It would be even better if it pointed out the various other quirks and oddities that MySQL has that Postgres doesn't, like this one I talked about in my previous post here: http://mwrynn.blogspot.com/2018/09/my-coworker-recently-came-up-to-me.html
Or, about how the MySQL query planner is pretty much inferior.
Or, if it talked about WHY each of these features in this huge list are useful things. I thought I'd write here about one, single Postgres feature that it is incredibly useful:
Transactional DDL: This is a really big one for me, particularly with respect to SQL scripts and rolling out incremental schema changes. Let's say I want to apply the following changes to an existing schema, to upgrade it from schema version i to schema version i+1:
0. begin;
1. insert into table x;
2. create table y;
3. insert into y;
4. alter table z add column abc;
5. update z set abc = ...;
6. commit;
In Postgres I can roll out this whole set of statements in an all or nothing manner. In MySQL (and to be fair, some other databases as well), if say statement #5 fails for ANY reason - could be a bad foreign key reference, lack of disk space, or anything else - errors can and will happen - I'm stuck with a partially applied set of changes.
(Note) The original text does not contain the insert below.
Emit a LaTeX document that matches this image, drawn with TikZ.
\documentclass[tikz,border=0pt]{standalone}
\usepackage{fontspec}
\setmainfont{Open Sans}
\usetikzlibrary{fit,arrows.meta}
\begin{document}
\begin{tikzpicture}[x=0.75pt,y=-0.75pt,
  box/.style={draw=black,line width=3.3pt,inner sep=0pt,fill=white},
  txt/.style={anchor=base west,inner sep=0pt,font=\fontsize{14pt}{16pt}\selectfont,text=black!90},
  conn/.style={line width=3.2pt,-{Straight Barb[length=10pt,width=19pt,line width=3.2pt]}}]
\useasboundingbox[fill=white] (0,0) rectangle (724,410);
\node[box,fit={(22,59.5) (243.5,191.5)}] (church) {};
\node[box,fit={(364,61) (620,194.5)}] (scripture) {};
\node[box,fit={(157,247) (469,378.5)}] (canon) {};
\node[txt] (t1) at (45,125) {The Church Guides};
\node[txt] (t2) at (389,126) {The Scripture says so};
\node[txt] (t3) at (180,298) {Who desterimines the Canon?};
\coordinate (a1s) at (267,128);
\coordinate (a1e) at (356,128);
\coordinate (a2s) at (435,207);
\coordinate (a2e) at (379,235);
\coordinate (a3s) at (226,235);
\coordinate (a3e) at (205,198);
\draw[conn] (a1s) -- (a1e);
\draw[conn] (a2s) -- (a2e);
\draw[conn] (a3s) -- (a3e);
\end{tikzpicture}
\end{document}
What if the insert (statement #1) only makes business sense in conjunction with the update in the last statement? Well too bad, because statement 3 (alter table) forced a commit. So now there's "bad data" on prod until I have a chance to manually revert everything.
In Postgres it goes like this: Uh oh, statement 5 failed? Roll it all back! We're back at schema version i, not schema version i + random mess, where random mess != 1. Ta-da!